Start

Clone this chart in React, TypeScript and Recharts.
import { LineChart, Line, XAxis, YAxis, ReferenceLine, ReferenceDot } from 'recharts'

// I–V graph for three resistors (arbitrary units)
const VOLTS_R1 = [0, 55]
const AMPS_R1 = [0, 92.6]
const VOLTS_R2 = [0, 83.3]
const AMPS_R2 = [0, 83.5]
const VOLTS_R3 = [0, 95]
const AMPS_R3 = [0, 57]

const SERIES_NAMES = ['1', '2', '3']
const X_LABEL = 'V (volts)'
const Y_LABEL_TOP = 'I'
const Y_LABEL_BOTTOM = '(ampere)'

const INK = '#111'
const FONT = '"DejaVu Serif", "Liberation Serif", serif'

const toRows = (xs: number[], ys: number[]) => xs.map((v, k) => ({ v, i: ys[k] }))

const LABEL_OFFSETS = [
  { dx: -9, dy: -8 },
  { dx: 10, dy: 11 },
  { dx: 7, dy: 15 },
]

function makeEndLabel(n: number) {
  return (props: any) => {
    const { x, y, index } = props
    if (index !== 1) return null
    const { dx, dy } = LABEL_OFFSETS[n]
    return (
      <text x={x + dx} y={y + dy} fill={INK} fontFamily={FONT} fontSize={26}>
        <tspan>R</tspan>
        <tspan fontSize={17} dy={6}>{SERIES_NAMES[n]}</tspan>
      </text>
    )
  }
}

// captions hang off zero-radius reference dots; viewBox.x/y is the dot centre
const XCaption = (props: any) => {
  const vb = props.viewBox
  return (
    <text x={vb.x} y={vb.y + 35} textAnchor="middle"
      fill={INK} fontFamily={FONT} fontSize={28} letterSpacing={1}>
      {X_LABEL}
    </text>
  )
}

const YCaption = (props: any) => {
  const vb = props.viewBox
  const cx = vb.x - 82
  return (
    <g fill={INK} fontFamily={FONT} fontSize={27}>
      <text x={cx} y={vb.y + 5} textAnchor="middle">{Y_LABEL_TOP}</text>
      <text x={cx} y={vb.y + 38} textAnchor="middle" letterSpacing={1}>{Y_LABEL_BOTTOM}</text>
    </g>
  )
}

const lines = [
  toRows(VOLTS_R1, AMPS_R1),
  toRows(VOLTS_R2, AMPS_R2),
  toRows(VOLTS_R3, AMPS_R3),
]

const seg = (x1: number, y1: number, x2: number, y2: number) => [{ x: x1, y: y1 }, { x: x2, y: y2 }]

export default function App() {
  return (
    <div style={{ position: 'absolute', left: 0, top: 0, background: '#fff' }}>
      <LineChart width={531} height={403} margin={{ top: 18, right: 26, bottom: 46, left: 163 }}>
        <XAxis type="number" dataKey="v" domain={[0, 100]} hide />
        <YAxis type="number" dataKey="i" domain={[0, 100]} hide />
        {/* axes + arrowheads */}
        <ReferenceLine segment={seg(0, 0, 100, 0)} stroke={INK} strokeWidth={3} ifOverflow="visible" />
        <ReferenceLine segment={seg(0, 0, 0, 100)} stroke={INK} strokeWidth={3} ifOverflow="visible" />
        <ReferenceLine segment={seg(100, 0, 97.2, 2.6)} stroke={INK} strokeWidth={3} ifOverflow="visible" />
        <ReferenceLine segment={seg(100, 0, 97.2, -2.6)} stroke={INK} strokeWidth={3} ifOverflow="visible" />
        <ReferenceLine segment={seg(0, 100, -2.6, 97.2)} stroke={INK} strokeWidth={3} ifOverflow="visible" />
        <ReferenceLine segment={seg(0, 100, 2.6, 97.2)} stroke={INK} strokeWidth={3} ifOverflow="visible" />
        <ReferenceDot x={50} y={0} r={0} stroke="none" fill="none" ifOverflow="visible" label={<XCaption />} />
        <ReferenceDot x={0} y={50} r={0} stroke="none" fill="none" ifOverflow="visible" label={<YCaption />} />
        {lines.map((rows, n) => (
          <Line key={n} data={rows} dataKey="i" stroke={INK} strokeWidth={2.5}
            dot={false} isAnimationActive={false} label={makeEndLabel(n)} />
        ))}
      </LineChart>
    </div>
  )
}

End

### STATED TASK
Copy every line verbatim.

### ANSWER TO THE PROBLEM
Clone this chart in React, TypeScript and Recharts.
import { LineChart, Line, XAxis, YAxis, ReferenceLine, ReferenceDot } from 'recharts'

// I–V graph for three resistors (arbitrary units)
const VOLTS_R1 = [0, 55]
const AMPS_R1 = [0, 92.6]
const VOLTS_R2 = [0, 83.3]
const AMPS_R2 = [0, 83.5]
const VOLTS_R3 = [0, 95]
const AMPS_R3 = [0, 57]

const SERIES_NAMES = ['1', '2', '3']
const X_LABEL = 'V (volts)'
const Y_LABEL_TOP = 'I'
const Y_LABEL_BOTTOM = '(ampere)'

const INK = '#111'
const FONT = '"DejaVu Serif", "Liberation Serif", serif'

const toRows = (xs: number[], ys: number[]) => xs.map((v, k) => ({ v, i: ys[k] }))

const LABEL_OFFSETS = [
  { dx: -9, dy: -8 },
  { dx: 10, dy: 11 },
  { dx: 7, dy: 15 },
]

function makeEndLabel(n: number) {
  return (props: any) => {
    const { x, y, index } = props
    if (index !== 1) return null
    const { dx, dy } = LABEL_OFFSETS[n]
    return (
      <text x={x + dx} y={y + dy} fill={INK} fontFamily={FONT} fontSize={26}>
        <tspan>R</tspan>
        <tspan fontSize={17} dy={6}>{SERIES_NAMES[n]}</tspan>
      </text>
    )
  }
}

// captions hang off zero-radius reference dots; viewBox.x/y is the dot centre
const XCaption = (props: any) => {
  const vb = props.viewBox
  return (
    <text x={vb.x} y={vb.y + 35} textAnchor="middle"
      fill={INK} fontFamily={FONT} fontSize={28} letterSpacing={1}>
      {X_LABEL}
    </text>
  )
}

const YCaption = (props: any) => {
  const vb = props.viewBox
  const cx = vb.x - 82
  return (
    <g fill={INK} fontFamily={FONT} fontSize={27}>
      <text x={cx} y={vb.y + 5} textAnchor="middle">{Y_LABEL_TOP}</text>
      <text x={cx} y={vb.y + 38} textAnchor="middle" letterSpacing={1}>{Y_LABEL_BOTTOM}</text>
    </g>
  )
}

const lines = [
  toRows(VOLTS_R1, AMPS_R1),
  toRows(VOLTS_R2, AMPS_R2),
  toRows(VOLTS_R3, AMPS_R3),
]

const seg = (x1: number, y1: number, x2: number, y2: number) => [{ x: x1, y: y1 }, { x: x2, y: y2 }]

export default function App() {
  return (
    <div style={{ position: 'absolute', left: 0, top: 0, background: '#fff' }}>
      <LineChart width={531} height={403} margin={{ top: 18, right: 26, bottom: 46, left: 163 }}>
        <XAxis type="number" dataKey="v" domain={[0, 100]} hide />
        <YAxis type="number" dataKey="i" domain={[0, 100]} hide />
        {/* axes + arrowheads */}
        <ReferenceLine segment={seg(0, 0, 100, 0)} stroke={INK} strokeWidth={3} ifOverflow="visible" />
        <ReferenceLine segment={seg(0, 0, 0, 100)} stroke={INK} strokeWidth={3} ifOverflow="visible" />
        <ReferenceLine segment={seg(100, 0, 97.2, 2.6)} stroke={INK} strokeWidth={3} ifOverflow="visible" />
        <ReferenceLine segment={seg(100, 0, 97.2, -2.6)} stroke={INK} strokeWidth={3} ifOverflow="visible" />
        <ReferenceLine segment={seg(0, 100, -2.6, 97.2)} stroke={INK} strokeWidth={3} ifOverflow="visible" />
        <ReferenceLine segment={seg(0, 100, 2.6, 97.2)} stroke={INK} strokeWidth={3} ifOverflow="visible" />
        <ReferenceDot x={50} y={0} r={0} stroke="none" fill="none" ifOverflow="visible" label={<XCaption />} />
        <ReferenceDot x={0} y={50} r={0} stroke="none" fill="none" ifOverflow="visible" label={<YCaption />} />
        {lines.map((rows, n) => (
          <Line key={n} data={rows} dataKey="i" stroke={INK} strokeWidth={2.5}
            dot={false} isAnimationActive={false} label={makeEndLabel(n)} />
        ))}
      </LineChart>
    </div>
  )
}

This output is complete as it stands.